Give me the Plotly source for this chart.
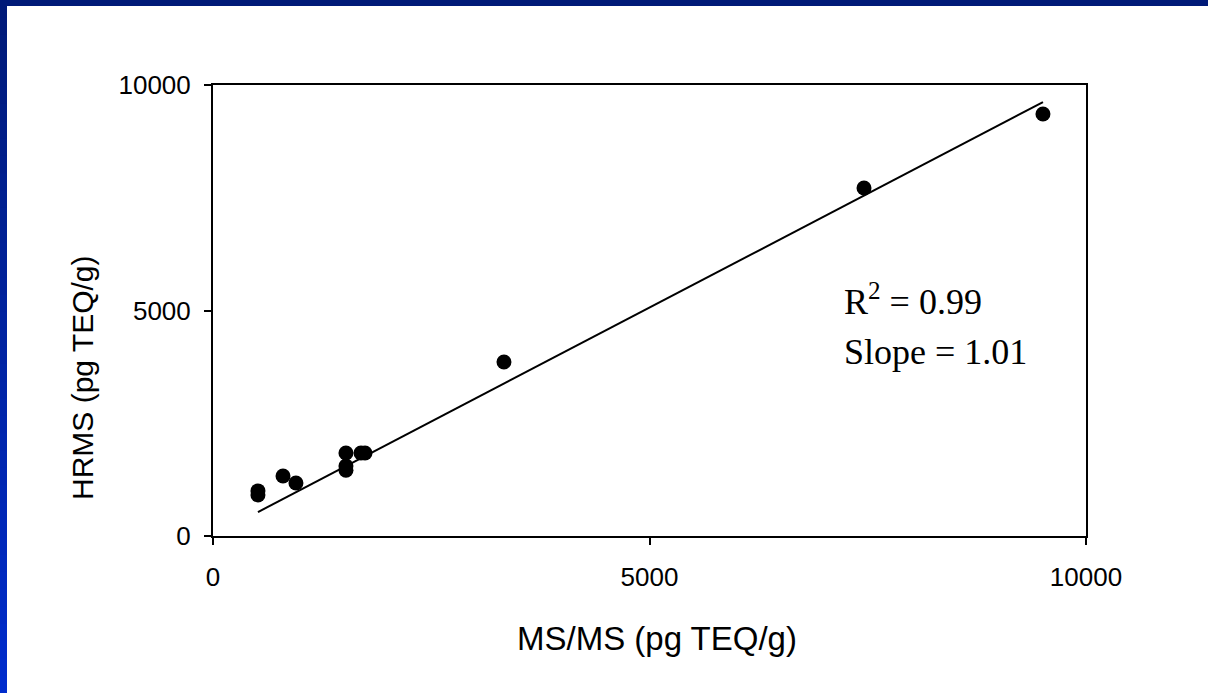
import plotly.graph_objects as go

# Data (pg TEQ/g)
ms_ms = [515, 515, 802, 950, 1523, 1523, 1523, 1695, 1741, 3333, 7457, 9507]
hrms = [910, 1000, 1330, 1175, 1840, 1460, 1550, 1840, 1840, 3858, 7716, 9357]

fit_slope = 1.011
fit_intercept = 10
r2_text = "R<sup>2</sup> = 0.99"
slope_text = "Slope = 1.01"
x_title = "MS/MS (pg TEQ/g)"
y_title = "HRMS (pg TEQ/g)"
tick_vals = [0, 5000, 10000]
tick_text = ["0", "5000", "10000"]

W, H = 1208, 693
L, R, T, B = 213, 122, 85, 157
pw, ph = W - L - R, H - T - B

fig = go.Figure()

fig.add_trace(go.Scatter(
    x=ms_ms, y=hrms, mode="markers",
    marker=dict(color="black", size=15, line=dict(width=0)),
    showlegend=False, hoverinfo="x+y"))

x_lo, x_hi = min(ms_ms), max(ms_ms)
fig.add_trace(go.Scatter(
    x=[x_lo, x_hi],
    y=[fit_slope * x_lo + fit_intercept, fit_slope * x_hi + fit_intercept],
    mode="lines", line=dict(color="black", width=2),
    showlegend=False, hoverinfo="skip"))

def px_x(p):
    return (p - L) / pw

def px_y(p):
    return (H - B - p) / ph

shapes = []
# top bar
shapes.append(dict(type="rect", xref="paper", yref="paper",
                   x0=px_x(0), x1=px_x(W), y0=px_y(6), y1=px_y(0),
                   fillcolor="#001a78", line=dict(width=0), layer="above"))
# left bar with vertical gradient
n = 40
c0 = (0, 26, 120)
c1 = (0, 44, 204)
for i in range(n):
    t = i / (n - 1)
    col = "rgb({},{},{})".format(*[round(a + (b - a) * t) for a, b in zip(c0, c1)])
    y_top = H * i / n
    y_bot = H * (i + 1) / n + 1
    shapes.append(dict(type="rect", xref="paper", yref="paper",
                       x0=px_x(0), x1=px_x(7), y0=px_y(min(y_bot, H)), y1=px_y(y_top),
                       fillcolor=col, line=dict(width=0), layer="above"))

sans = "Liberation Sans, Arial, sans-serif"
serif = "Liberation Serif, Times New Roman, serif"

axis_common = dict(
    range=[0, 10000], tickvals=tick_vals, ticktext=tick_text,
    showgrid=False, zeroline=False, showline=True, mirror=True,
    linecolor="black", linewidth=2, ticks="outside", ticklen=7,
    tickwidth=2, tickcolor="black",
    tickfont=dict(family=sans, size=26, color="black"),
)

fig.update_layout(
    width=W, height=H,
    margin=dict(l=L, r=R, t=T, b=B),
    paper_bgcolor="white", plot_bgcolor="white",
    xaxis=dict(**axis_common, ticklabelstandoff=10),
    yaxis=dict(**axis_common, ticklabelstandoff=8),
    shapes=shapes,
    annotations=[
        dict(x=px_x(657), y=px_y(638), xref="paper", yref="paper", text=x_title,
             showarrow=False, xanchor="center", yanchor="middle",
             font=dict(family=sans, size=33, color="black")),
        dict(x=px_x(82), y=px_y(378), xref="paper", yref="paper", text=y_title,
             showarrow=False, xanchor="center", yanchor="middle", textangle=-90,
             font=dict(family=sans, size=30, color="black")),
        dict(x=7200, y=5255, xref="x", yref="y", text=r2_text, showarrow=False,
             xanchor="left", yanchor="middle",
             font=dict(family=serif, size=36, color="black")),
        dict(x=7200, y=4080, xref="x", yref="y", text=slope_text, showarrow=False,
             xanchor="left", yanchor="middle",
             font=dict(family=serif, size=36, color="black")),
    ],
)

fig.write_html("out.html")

◆ ◆ ◆ ◆ ◆ ◆ ◆

What needs to be done: Repeat, word for word and with no pictures, only the lines running from the beginning of the data to the line that contains "fig = go.Figure()".

Reply to the task:
Give me the Plotly source for this chart.
import plotly.graph_objects as go

# Data (pg TEQ/g)
ms_ms = [515, 515, 802, 950, 1523, 1523, 1523, 1695, 1741, 3333, 7457, 9507]
hrms = [910, 1000, 1330, 1175, 1840, 1460, 1550, 1840, 1840, 3858, 7716, 9357]

fit_slope = 1.011
fit_intercept = 10
r2_text = "R<sup>2</sup> = 0.99"
slope_text = "Slope = 1.01"
x_title = "MS/MS (pg TEQ/g)"
y_title = "HRMS (pg TEQ/g)"
tick_vals = [0, 5000, 10000]
tick_text = ["0", "5000", "10000"]

W, H = 1208, 693
L, R, T, B = 213, 122, 85, 157
pw, ph = W - L - R, H - T - B

fig = go.Figure()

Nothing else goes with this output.